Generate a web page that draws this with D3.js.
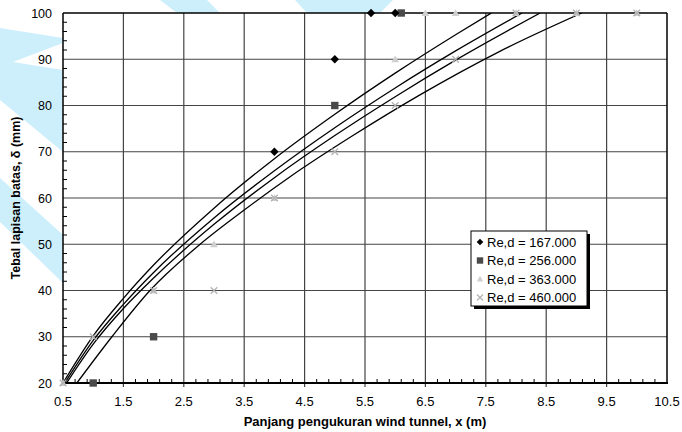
<!DOCTYPE html>
<html>
<head>
<meta charset="utf-8">
<script src="https://d3js.org/d3.v7.min.js"></script>
<style>
  body { margin: 0; background: #fff; }
  text { font-family: Arial, "Liberation Sans", sans-serif; fill: #000; }
</style>
</head>
<body>
<svg id="chart" width="682" height="432"></svg>
<script>
// tick values
const xTicks = [0.5, 1.5, 2.5, 3.5, 4.5, 5.5, 6.5, 7.5, 8.5, 9.5, 10.5];
const yTicks = [20, 30, 40, 50, 60, 70, 80, 90, 100];

// measured points (x in m, delta in mm)
const re167 = [[4, 70], [5, 90], [5.6, 100], [6, 100]];
const re256 = [[1, 20], [2, 30], [5, 80], [6.1, 100]];
const re363 = [[0.5, 20], [2, 40], [3, 50], [4, 60], [6, 90], [6.5, 100], [7, 100], [8, 100], [9, 100], [10, 100]];
const re460 = [[0.5, 20], [1, 30], [2, 40], [3, 40], [4, 60], [5, 70], [6, 80], [7, 90], [8, 100], [9, 100], [10, 100]];

// trend curves, points
const trendA = [[0.5, 20], [1, 30.2], [1.5, 38.3], [2, 45.5], [3, 57.8], [4, 68.5], [5, 78.1], [6, 87.0], [7, 95.3], [7.59, 100]];
const trendB = [[0.53, 20], [1, 29.2], [1.5, 37.0], [2, 43.9], [3, 55.7], [4, 65.9], [5, 75.2], [6, 83.8], [7, 91.8], [8.1, 100]];
const trendC = [[0.56, 20], [1, 28.4], [1.5, 36.1], [2, 42.7], [3, 54.3], [4, 64.4], [5, 73.5], [6, 81.9], [7, 89.8], [8.4, 100]];
const trendD = [[0.73, 20], [1.31, 30], [1.94, 40], [2.77, 50], [3.5, 57.4], [4.26, 64.6], [5.3, 73.5], [6.41, 82.3], [7.7, 91.5], [9.09, 100]];

const legendLabels = ["Re,d = 167.000", "Re,d = 256.000", "Re,d = 363.000", "Re,d = 460.000"];

const svg = d3.select("#chart");
const pL = 63, pT = 13, pR = 667, pB = 383;

// light blue watermark behind the chart
const wm = svg.append("g").attr("fill", "#cdeffb");
wm.append("path").attr("d", "M0,28 L63,38 L63,43 L13,62 L63,70 L63,152 L0,100 Z");
wm.append("path").attr("d", "M0,178 L63,235 L63,283 L0,222 Z");
wm.append("path").attr("d", "M295,0 L393,0 L380,13 L307,13 Z");
wm.append("path").attr("d", "M160,0 L207,0 L220,13 L177,13 Z");

const x = d3.scaleLinear().domain([0.5, 10.5]).range([pL, pR]);
const y = d3.scaleLinear().domain([20, 100]).range([pB, pT]);

svg.append("rect").attr("x", pL).attr("y", pT)
  .attr("width", pR - pL).attr("height", pB - pT).attr("fill", "#fff");

// grid
svg.append("g").selectAll("line").data(xTicks.slice(1, -1)).join("line")
  .attr("x1", d => x(d)).attr("x2", d => x(d))
  .attr("y1", pT).attr("y2", pB + 4)
  .attr("stroke", "#444").attr("stroke-width", 1.2);
svg.append("g").selectAll("line").data(yTicks.slice(1, -1)).join("line")
  .attr("x1", pL).attr("x2", pR)
  .attr("y1", d => y(d)).attr("y2", d => y(d))
  .attr("stroke", "#444").attr("stroke-width", 1.2);

// minor ticks
const xMinor = d3.range(0.5, 10.5, 0.2).filter(v => Math.abs((v - 0.5) % 1) > 0.05 && Math.abs((v - 0.5) % 1) < 0.95);
svg.append("g").selectAll("line").data(xMinor).join("line")
  .attr("x1", d => x(d)).attr("x2", d => x(d))
  .attr("y1", pB).attr("y2", pB - 4)
  .attr("stroke", "#000");
const yMinor = d3.range(22, 100, 2).filter(v => v % 10 !== 0);
svg.append("g").selectAll("line").data(yMinor).join("line")
  .attr("x1", pL).attr("x2", pL + 4)
  .attr("y1", d => y(d)).attr("y2", d => y(d))
  .attr("stroke", "#000");

// frame
svg.append("line").attr("x1", pL).attr("x2", pR).attr("y1", pT).attr("y2", pT).attr("stroke", "#000").attr("stroke-width", 1.5);
svg.append("line").attr("x1", pR).attr("x2", pR).attr("y1", pT).attr("y2", pB).attr("stroke", "#000").attr("stroke-width", 1.5);
svg.append("line").attr("x1", pL).attr("x2", pL).attr("y1", pT).attr("y2", pB).attr("stroke", "#000").attr("stroke-width", 1.5);
svg.append("line").attr("x1", pL - 1).attr("x2", pR + 1).attr("y1", pB).attr("y2", pB).attr("stroke", "#000").attr("stroke-width", 2.2);

// tick labels
svg.append("g").selectAll("text").data(xTicks).join("text")
  .attr("x", d => x(d)).attr("y", pB + 23)
  .attr("text-anchor", "middle").style("font-size", "13px")
  .text(d => d.toFixed(1));
svg.append("g").selectAll("text").data(yTicks).join("text")
  .attr("x", pL - 11).attr("y", d => y(d) + 4.5)
  .attr("text-anchor", "end").style("font-size", "12.5px")
  .text(d => d);

// axis titles
svg.append("text").attr("x", (pL + pR) / 2).attr("y", pB + 43)
  .attr("text-anchor", "middle").style("font-size", "13px").style("font-weight", "bold")
  .text("Panjang pengukuran wind tunnel, x (m)");
svg.append("text").attr("transform", `translate(20,${(pT + pB) / 2}) rotate(-90)`)
  .attr("text-anchor", "middle").style("font-size", "12.5px").style("font-weight", "bold")
  .text("Tebal lapisan batas, δ (mm)");

// trend curves
svg.append("clipPath").attr("id", "plotClip").append("rect")
  .attr("x", pL).attr("y", pT).attr("width", pR - pL).attr("height", pB - pT);
const line = d3.line().x(d => x(d[0])).y(d => y(d[1])).curve(d3.curveMonotoneX);
svg.append("g").attr("clip-path", "url(#plotClip)")
  .selectAll("path").data([trendA, trendB, trendC, trendD]).join("path")
  .attr("d", line).attr("fill", "none").attr("stroke", "#000").attr("stroke-width", 1.3);

// marker shapes
function marker(g, kind, s) {
  if (kind === 0) g.append("path").attr("d", `M0,${-s}L${s},0L0,${s}L${-s},0Z`).attr("fill", "#000");
  else if (kind === 1) g.append("rect").attr("x", -s).attr("y", -s).attr("width", 2 * s).attr("height", 2 * s).attr("fill", "#4a4a4a");
  else if (kind === 2) g.append("path").attr("d", `M0,${-s}L${s},${s * 0.8}L${-s},${s * 0.8}Z`).attr("fill", "#cfcfcf");
  else g.append("path").attr("d", `M${-s},${-s}L${s},${s}M${-s},${s}L${s},${-s}`).attr("stroke", "#b3b3b3").attr("stroke-width", 1.3).attr("fill", "none");
}

const series = [re167, re256, re363, re460];
const sizes = [4.2, 3.7, 3.8, 3.3];
[2, 3, 1, 0].forEach(k => {
  svg.append("g").selectAll("g").data(series[k]).join("g")
    .attr("transform", d => `translate(${x(d[0])},${y(d[1])})`)
    .each(function () { marker(d3.select(this), k, sizes[k]); });
});

// legend
const lg = svg.append("g").attr("transform", "translate(471,231)");
lg.append("rect").attr("x", 3).attr("y", 3).attr("width", 116).attr("height", 75).attr("fill", "#000");
lg.append("rect").attr("x", 0).attr("y", 0).attr("width", 116).attr("height", 75).attr("fill", "#fff").attr("stroke", "#000").attr("stroke-width", 1);
legendLabels.forEach((t, i) => {
  const row = lg.append("g").attr("transform", `translate(9,${11 + i * 18.5})`);
  marker(row, i, [3.3, 3.2, 3.2, 3][i]);
  row.append("text").attr("x", 7).attr("y", 4.8).style("font-size", "13px").text(t);
});
</script>
</body>
</html>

--------------------------------

- _Stated exercise_: Only lines belong in the copy: transcribe those from the start of the data through the line that contains "const pL = 63, pT = 13, pR = 667, pB = 383;", and skip the pictures.

- _Solution to this task_:
Generate a web page that draws this with D3.js.
<!DOCTYPE html>
<html>
<head>
<meta charset="utf-8">
<script src="https://d3js.org/d3.v7.min.js"></script>
<style>
  body { margin: 0; background: #fff; }
  text { font-family: Arial, "Liberation Sans", sans-serif; fill: #000; }
</style>
</head>
<body>
<svg id="chart" width="682" height="432"></svg>
<script>
// tick values
const xTicks = [0.5, 1.5, 2.5, 3.5, 4.5, 5.5, 6.5, 7.5, 8.5, 9.5, 10.5];
const yTicks = [20, 30, 40, 50, 60, 70, 80, 90, 100];

// measured points (x in m, delta in mm)
const re167 = [[4, 70], [5, 90], [5.6, 100], [6, 100]];
const re256 = [[1, 20], [2, 30], [5, 80], [6.1, 100]];
const re363 = [[0.5, 20], [2, 40], [3, 50], [4, 60], [6, 90], [6.5, 100], [7, 100], [8, 100], [9, 100], [10, 100]];
const re460 = [[0.5, 20], [1, 30], [2, 40], [3, 40], [4, 60], [5, 70], [6, 80], [7, 90], [8, 100], [9, 100], [10, 100]];

// trend curves, points
const trendA = [[0.5, 20], [1, 30.2], [1.5, 38.3], [2, 45.5], [3, 57.8], [4, 68.5], [5, 78.1], [6, 87.0], [7, 95.3], [7.59, 100]];
const trendB = [[0.53, 20], [1, 29.2], [1.5, 37.0], [2, 43.9], [3, 55.7], [4, 65.9], [5, 75.2], [6, 83.8], [7, 91.8], [8.1, 100]];
const trendC = [[0.56, 20], [1, 28.4], [1.5, 36.1], [2, 42.7], [3, 54.3], [4, 64.4], [5, 73.5], [6, 81.9], [7, 89.8], [8.4, 100]];
const trendD = [[0.73, 20], [1.31, 30], [1.94, 40], [2.77, 50], [3.5, 57.4], [4.26, 64.6], [5.3, 73.5], [6.41, 82.3], [7.7, 91.5], [9.09, 100]];

const legendLabels = ["Re,d = 167.000", "Re,d = 256.000", "Re,d = 363.000", "Re,d = 460.000"];

const svg = d3.select("#chart");
const pL = 63, pT = 13, pR = 667, pB = 383;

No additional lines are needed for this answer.